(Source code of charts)
■ ■ ■ ■ ■

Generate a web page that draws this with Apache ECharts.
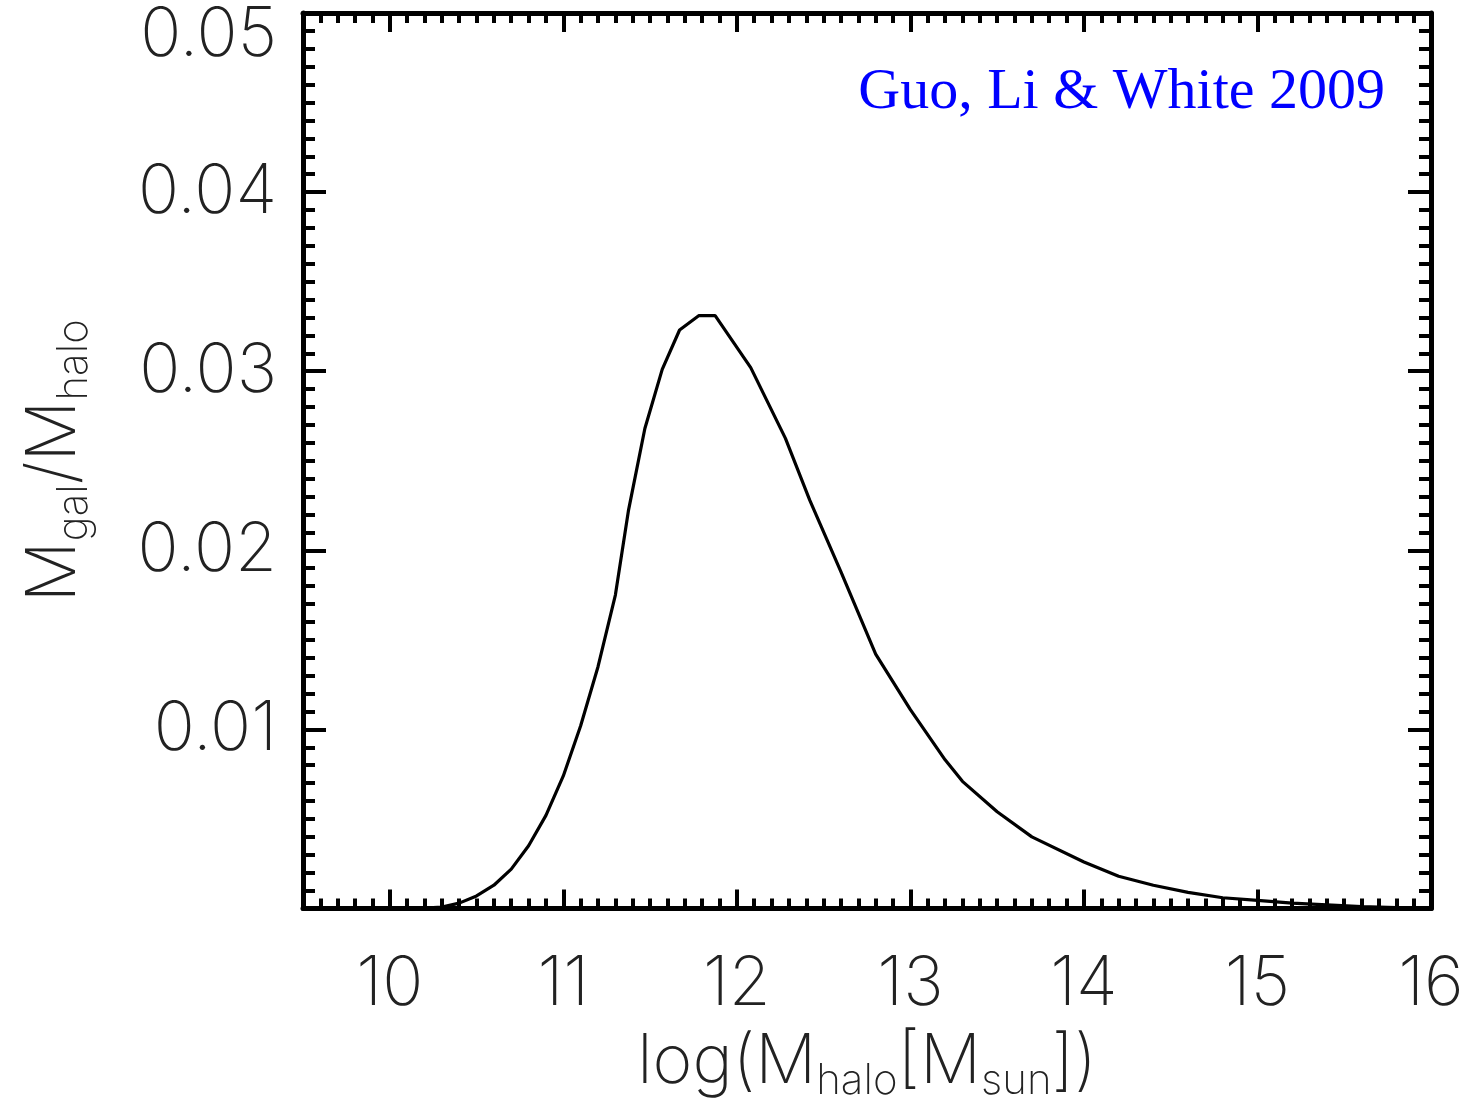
<!DOCTYPE html>
<html>
<head>
<meta charset="utf-8">
<script src="https://cdn.jsdelivr.net/npm/echarts@6/dist/echarts.min.js"></script>
<style>
html,body{margin:0;padding:0;background:#fff;}
#chart{width:1474px;height:1111px;}
</style>
</head>
<body>
<div id="chart"></div>
<script>
// log(M_halo) values
const logMhalo = [10.0, 10.2, 10.3, 10.4, 10.5, 10.6, 10.7, 10.8, 10.9, 11.0, 11.1, 11.2, 11.3, 11.375, 11.47, 11.57, 11.67, 11.78, 11.875, 12.08, 12.28, 12.42, 12.6, 12.8, 13.0, 13.2, 13.3, 13.5, 13.7, 14.0, 14.2, 14.4, 14.6, 14.8, 15.0, 15.2, 15.4, 15.6, 15.8, 16.0];
// M_gal / M_halo values
const ratio = [0.0, 0.00002, 0.00008, 0.0003, 0.0007, 0.0013, 0.0022, 0.0035, 0.0052, 0.0074, 0.0102, 0.0135, 0.0175, 0.0222, 0.0268, 0.0301, 0.0323, 0.0331, 0.0331, 0.0302, 0.02625, 0.0228, 0.0188, 0.0142, 0.0111, 0.0083, 0.0071, 0.0054, 0.0040, 0.0026, 0.0018, 0.0013, 0.0009, 0.0006, 0.00045, 0.0003, 0.0002, 0.0001, 0.00005, 0.00002];
const xMajorTicks = [10, 11, 12, 13, 14, 15, 16];
const yTickLabels = ['', '0.01', '0.02', '0.03', '0.04', '0.05'];
const annotation = 'Guo, Li & White 2009';

const FONT = 'Inter';
const labelColor = '#222';

function xAxisBase(pos) {
  return {
    type: 'value', position: pos, min: 9.5, max: 16, interval: 0.1,
    splitLine: {show: false},
    axisLine: {show: true, onZero: false, lineStyle: {color: '#000', width: 5}},
    axisTick: {show: true, inside: true, length: 10, lineStyle: {color: '#000', width: 4}},
    axisLabel: {show: false}
  };
}
function xAxisMajor(pos) {
  return {
    type: 'value', position: pos, min: 9.5, max: 16, interval: 0.1,
    splitLine: {show: false},
    axisLine: {show: false, onZero: false},
    axisTick: {show: true, inside: true, length: 19, customValues: xMajorTicks, lineStyle: {color: '#000', width: 4}},
    axisLabel: {show: false}
  };
}
function yAxisBase(pos, withLabels) {
  return {
    type: 'value', position: pos, min: 0, max: 0.05, interval: 0.01,
    splitLine: {show: false},
    axisLine: {show: true, onZero: false, lineStyle: {color: '#000', width: 5}},
    axisTick: {show: true, inside: true, length: 23, lineStyle: {color: '#000', width: 4}},
    minorTick: {show: true, splitNumber: 10, length: 12, lineStyle: {color: '#000', width: 4}},
    axisLabel: withLabels ? {
      show: true, margin: 26, fontFamily: FONT, fontWeight: 200, fontSize: 68, color: labelColor,
      formatter: function (v, i) {
        const idx = Math.round(v / 0.01);
        const t = yTickLabels[idx] || '';
        if (idx === 5) return '{top|' + t + '}';
        return t;
      },
      rich: {top: {fontFamily: FONT, fontWeight: 200, fontSize: 68, color: labelColor, padding: [46, 0, 0, 0]}}
    } : {show: false}
  };
}

const xBottom = xAxisBase('bottom');
xBottom.axisLabel = {
  show: true, margin: 42, fontFamily: FONT, fontWeight: 200, fontSize: 68, color: labelColor,
  formatter: function (v) {
    return Math.abs(v - Math.round(v)) < 1e-6 ? String(Math.round(v)) : '';
  }
};
const nameRich = {
  m: {fontFamily: FONT, fontWeight: 200, fontSize: 68, color: labelColor},
  s: {fontFamily: FONT, fontWeight: 200, fontSize: 42, color: labelColor, padding: [38, 0, 0, 0]}
};
xBottom.name = '{m|log(M}{s|halo}{m|[M}{s|sun}{m|])}';
xBottom.nameLocation = 'middle';
xBottom.nameGap = 114;
xBottom.nameTextStyle = {rich: nameRich};

const yLeft = yAxisBase('left', true);
yLeft.name = '{m|M}{s|gal}{m|/M}{s|halo}';
yLeft.nameLocation = 'middle';
yLeft.nameGap = 208;
yLeft.nameTextStyle = {rich: nameRich};

const option = {
  backgroundColor: '#fff',
  animation: false,
  title: {
    text: annotation, right: 89, top: 64, padding: 0,
    textStyle: {fontFamily: 'Liberation Serif', fontWeight: 'normal', fontSize: 58, color: '#0000ff'}
  },
  grid: {left: 303, right: 43, top: 13, bottom: 202.5, containLabel: false, outerBoundsMode: 'none'},
  xAxis: [xBottom, xAxisMajor('bottom'), xAxisBase('top'), xAxisMajor('top')],
  yAxis: [yLeft, yAxisBase('right', false)],
  series: [{
    type: 'line', xAxisIndex: 0, yAxisIndex: 0,
    data: logMhalo.map((x, i) => [x, ratio[i]]),
    showSymbol: false, smooth: false,
    lineStyle: {color: '#000', width: 3.2},
    clip: true
  }]
};
const chart = echarts.init(document.getElementById('chart'), null, {renderer: 'canvas'});
chart.setOption(option);
</script>
</body>
</html>
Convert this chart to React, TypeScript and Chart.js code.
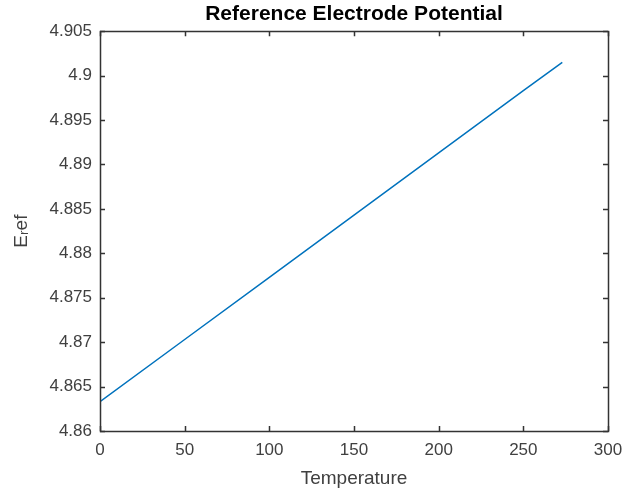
import React, { useEffect, useRef } from "react";
import { Chart, registerables } from "chart.js";

Chart.register(...registerables);

const temperature = [0, 50, 100, 150, 200, 250, 273];
const eRef = [4.8633, 4.8703, 4.8773, 4.8843, 4.8913, 4.8983, 4.9015];
const xMin = 0, xMax = 300, xStep = 50;
const yMin = 4.86, yMax = 4.905, yStep = 0.005;

const AXIS = "#333333";
const TEXT = "#404040";
const FONT = "'Liberation Sans', Arial, sans-serif";

const boxPlugin = {
  id: "boxTicks",
  afterDraw(chart: any) {
    const { ctx, chartArea: a, scales } = chart;
    const L = 5;
    ctx.save();
    ctx.strokeStyle = AXIS;
    ctx.lineWidth = 1.5;
    ctx.beginPath();
    scales.x.ticks.forEach((t: any) => {
      const px = Math.round(scales.x.getPixelForValue(t.value)) + 0.5;
      ctx.moveTo(px, a.bottom);
      ctx.lineTo(px, a.bottom - L);
      ctx.moveTo(px, a.top);
      ctx.lineTo(px, a.top + L);
    });
    scales.y.ticks.forEach((t: any) => {
      const py = Math.round(scales.y.getPixelForValue(t.value)) + 0.5;
      ctx.moveTo(a.left, py);
      ctx.lineTo(a.left + L, py);
      ctx.moveTo(a.right, py);
      ctx.lineTo(a.right - L, py);
    });
    ctx.stroke();
    ctx.strokeRect(Math.round(a.left) + 0.5, Math.round(a.top) + 0.5, Math.round(a.right - a.left), Math.round(a.bottom - a.top));
    ctx.restore();
  },
};

export default function App() {
  const ref = useRef<HTMLCanvasElement>(null);
  useEffect(() => {
    document.body.style.margin = "0";
    const data = temperature.map((t, i) => ({ x: t, y: eRef[i] }));
    const chart = new Chart(ref.current!, {
      type: "scatter",
      data: {
        datasets: [
          {
            data,
            showLine: true,
            borderColor: "rgb(0,114,189)",
            borderWidth: 1.5,
            pointRadius: 0,
            fill: false,
          },
        ],
      },
      options: {
        animation: false,
        responsive: false,
        layout: { padding: { left: 0, right: 19, top: 0, bottom: 0 } },
        plugins: {
          legend: { display: false },
          tooltip: { enabled: false },
          title: {
            display: true,
            text: "Reference Electrode Potential",
            color: "#000",
            fullSize: false,
            font: { family: FONT, size: 21, weight: "bold" },
            padding: { top: 2, bottom: 4 },
          },
        },
        scales: {
          x: {
            type: "linear",
            min: xMin,
            max: xMax,
            grid: { display: false, drawTicks: false },
            border: { display: false },
            ticks: {
              stepSize: xStep,
              color: TEXT,
              font: { family: FONT, size: 17 },
              padding: 9,
              maxRotation: 0,
            },
            title: {
              display: true,
              text: "Temperature",
              color: TEXT,
              font: { family: FONT, size: 19 },
              padding: { top: 0, bottom: 4 },
            },
            afterFit(s: any) {
              s.height = 63;
              s.paddingLeft = 0;
              s.paddingRight = 0;
            },
          },
          y: {
            type: "linear",
            min: yMin,
            max: yMax,
            grid: { display: false, drawTicks: false },
            border: { display: false },
            ticks: {
              stepSize: yStep,
              color: TEXT,
              font: { family: FONT, size: 17 },
              padding: 8,
              callback: (v: any) => String(Number(Number(v).toFixed(3))),
            },
            title: {
              display: true,
              text: "Eᵣef",
              color: TEXT,
              font: { family: FONT, size: 19 },
              padding: { top: 10, bottom: 0 },
            },
            afterFit(s: any) {
              s.width = 100;
              s.paddingTop = 0;
              s.paddingBottom = 0;
            },
          },
        },
      },
      plugins: [boxPlugin],
    });
    return () => chart.destroy();
  }, []);
  return (
    <div style={{ width: 627, height: 494, background: "#fff" }}>
      <canvas ref={ref} width={627} height={494} />
    </div>
  );
}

■ ■ ■ ■ ■

Task to carry out
Within the entries above, give again exactly the lines starting at the one that contains "Convert this chart" and ending at the one that contains "const yMin = 4.86, yMax", leaving out the pictures.

Completed exercise
Convert this chart to React, TypeScript and Chart.js code.
import React, { useEffect, useRef } from "react";
import { Chart, registerables } from "chart.js";

Chart.register(...registerables);

const temperature = [0, 50, 100, 150, 200, 250, 273];
const eRef = [4.8633, 4.8703, 4.8773, 4.8843, 4.8913, 4.8983, 4.9015];
const xMin = 0, xMax = 300, xStep = 50;
const yMin = 4.86, yMax = 4.905, yStep = 0.005;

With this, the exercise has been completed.